Entries supplied ▸
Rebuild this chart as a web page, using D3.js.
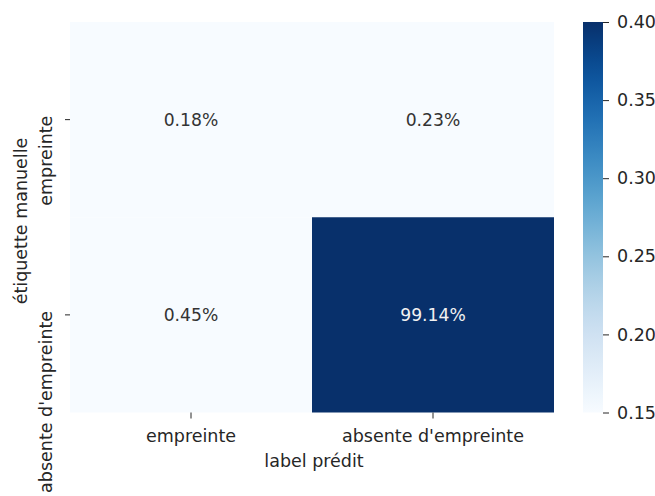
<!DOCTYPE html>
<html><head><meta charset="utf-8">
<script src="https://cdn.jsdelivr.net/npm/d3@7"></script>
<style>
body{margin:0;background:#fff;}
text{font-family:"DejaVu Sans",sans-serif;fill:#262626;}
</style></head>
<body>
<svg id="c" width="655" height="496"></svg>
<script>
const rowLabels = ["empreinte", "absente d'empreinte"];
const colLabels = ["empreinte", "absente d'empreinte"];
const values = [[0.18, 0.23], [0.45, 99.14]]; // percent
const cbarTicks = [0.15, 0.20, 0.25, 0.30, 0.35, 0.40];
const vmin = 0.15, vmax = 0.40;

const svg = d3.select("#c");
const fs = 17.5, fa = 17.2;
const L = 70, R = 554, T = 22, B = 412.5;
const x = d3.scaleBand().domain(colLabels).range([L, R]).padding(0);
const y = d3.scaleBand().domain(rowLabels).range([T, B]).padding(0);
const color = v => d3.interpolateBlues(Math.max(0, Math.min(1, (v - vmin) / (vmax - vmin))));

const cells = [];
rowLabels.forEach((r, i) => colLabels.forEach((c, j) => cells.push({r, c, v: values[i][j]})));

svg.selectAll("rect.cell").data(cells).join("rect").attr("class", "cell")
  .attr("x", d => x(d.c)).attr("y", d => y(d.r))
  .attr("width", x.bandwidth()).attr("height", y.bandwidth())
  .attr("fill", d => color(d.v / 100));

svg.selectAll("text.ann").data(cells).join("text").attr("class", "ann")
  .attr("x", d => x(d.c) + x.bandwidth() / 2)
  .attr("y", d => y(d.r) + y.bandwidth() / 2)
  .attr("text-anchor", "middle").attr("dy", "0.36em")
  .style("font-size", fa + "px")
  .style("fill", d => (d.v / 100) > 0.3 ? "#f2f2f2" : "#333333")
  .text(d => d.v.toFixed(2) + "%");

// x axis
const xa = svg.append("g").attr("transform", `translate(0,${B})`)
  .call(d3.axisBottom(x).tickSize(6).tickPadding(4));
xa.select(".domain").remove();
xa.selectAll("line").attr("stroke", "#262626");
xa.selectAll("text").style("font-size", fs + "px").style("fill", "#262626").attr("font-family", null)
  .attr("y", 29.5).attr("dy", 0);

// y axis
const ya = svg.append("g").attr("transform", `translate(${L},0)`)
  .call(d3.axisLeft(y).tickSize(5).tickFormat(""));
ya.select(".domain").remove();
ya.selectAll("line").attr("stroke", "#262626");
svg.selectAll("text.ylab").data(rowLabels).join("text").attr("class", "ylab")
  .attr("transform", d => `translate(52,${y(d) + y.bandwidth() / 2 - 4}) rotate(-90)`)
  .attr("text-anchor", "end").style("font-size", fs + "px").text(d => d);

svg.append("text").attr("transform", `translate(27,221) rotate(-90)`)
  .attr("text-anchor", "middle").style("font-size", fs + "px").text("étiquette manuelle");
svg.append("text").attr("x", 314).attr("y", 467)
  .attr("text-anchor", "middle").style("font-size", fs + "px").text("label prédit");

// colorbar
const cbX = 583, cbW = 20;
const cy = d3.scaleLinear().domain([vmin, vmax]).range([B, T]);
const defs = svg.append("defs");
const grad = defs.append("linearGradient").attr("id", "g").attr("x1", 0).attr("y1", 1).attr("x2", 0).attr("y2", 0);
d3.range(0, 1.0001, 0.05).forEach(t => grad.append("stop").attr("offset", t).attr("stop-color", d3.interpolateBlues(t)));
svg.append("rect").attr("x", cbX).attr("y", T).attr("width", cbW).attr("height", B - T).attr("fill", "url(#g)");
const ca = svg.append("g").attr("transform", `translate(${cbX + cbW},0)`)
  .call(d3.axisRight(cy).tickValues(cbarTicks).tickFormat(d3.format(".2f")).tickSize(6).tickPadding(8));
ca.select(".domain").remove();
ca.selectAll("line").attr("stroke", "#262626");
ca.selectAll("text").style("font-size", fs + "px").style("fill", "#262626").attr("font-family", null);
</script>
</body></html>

* * *

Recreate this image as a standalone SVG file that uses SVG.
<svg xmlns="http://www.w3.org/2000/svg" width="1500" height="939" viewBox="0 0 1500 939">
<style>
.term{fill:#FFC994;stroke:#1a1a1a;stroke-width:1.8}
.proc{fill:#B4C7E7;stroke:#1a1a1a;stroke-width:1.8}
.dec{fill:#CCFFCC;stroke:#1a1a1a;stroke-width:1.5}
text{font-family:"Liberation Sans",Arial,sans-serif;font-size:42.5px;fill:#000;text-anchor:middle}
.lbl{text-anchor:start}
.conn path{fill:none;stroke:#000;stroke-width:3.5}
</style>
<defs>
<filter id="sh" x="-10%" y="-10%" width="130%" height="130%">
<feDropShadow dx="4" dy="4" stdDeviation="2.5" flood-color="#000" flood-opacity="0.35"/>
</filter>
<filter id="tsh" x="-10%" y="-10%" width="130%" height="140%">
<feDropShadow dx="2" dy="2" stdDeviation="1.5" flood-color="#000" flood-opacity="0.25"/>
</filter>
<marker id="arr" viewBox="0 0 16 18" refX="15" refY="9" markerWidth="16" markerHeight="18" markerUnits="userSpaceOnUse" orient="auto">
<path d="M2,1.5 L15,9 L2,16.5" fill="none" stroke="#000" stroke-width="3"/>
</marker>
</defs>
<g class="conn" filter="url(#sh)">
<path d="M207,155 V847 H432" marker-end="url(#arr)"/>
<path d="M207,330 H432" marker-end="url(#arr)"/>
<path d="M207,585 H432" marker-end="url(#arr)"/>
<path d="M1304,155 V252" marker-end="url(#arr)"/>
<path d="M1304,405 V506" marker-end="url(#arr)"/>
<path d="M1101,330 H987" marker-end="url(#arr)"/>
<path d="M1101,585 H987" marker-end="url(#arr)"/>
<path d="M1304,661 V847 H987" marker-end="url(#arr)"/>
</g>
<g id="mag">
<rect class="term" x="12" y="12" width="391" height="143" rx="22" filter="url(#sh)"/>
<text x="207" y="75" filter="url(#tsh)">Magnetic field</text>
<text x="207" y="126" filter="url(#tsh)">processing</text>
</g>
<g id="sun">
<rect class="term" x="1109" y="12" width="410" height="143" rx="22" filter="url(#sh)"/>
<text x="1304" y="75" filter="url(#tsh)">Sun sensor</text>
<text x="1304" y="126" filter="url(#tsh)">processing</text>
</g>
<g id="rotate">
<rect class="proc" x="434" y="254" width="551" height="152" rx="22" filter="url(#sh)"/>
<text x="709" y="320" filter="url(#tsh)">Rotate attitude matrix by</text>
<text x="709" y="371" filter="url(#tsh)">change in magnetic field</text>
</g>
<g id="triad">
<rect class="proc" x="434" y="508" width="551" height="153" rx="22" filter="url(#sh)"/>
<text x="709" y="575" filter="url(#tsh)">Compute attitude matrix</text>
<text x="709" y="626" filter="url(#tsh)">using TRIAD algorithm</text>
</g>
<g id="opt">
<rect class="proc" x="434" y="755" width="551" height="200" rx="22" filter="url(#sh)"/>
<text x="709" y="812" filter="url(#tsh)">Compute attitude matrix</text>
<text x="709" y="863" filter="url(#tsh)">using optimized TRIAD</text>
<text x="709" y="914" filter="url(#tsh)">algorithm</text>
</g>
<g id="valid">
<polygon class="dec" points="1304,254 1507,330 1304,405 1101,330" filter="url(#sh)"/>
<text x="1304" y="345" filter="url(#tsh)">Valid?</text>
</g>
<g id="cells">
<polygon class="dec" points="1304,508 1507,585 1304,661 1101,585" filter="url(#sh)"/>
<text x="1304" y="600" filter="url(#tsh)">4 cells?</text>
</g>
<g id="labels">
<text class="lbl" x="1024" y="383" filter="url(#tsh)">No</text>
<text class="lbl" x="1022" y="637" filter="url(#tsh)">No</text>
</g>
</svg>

Objective ▸
Using the data above, copy exactly the lines from the one containing "Rebuild this chart" to the one containing "const vmin = 0.15, vmax = 0.40;", inclusive. Exclude the pictures.

Complete answer ▸
Rebuild this chart as a web page, using D3.js.
<!DOCTYPE html>
<html><head><meta charset="utf-8">
<script src="https://cdn.jsdelivr.net/npm/d3@7"></script>
<style>
body{margin:0;background:#fff;}
text{font-family:"DejaVu Sans",sans-serif;fill:#262626;}
</style></head>
<body>
<svg id="c" width="655" height="496"></svg>
<script>
const rowLabels = ["empreinte", "absente d'empreinte"];
const colLabels = ["empreinte", "absente d'empreinte"];
const values = [[0.18, 0.23], [0.45, 99.14]]; // percent
const cbarTicks = [0.15, 0.20, 0.25, 0.30, 0.35, 0.40];
const vmin = 0.15, vmax = 0.40;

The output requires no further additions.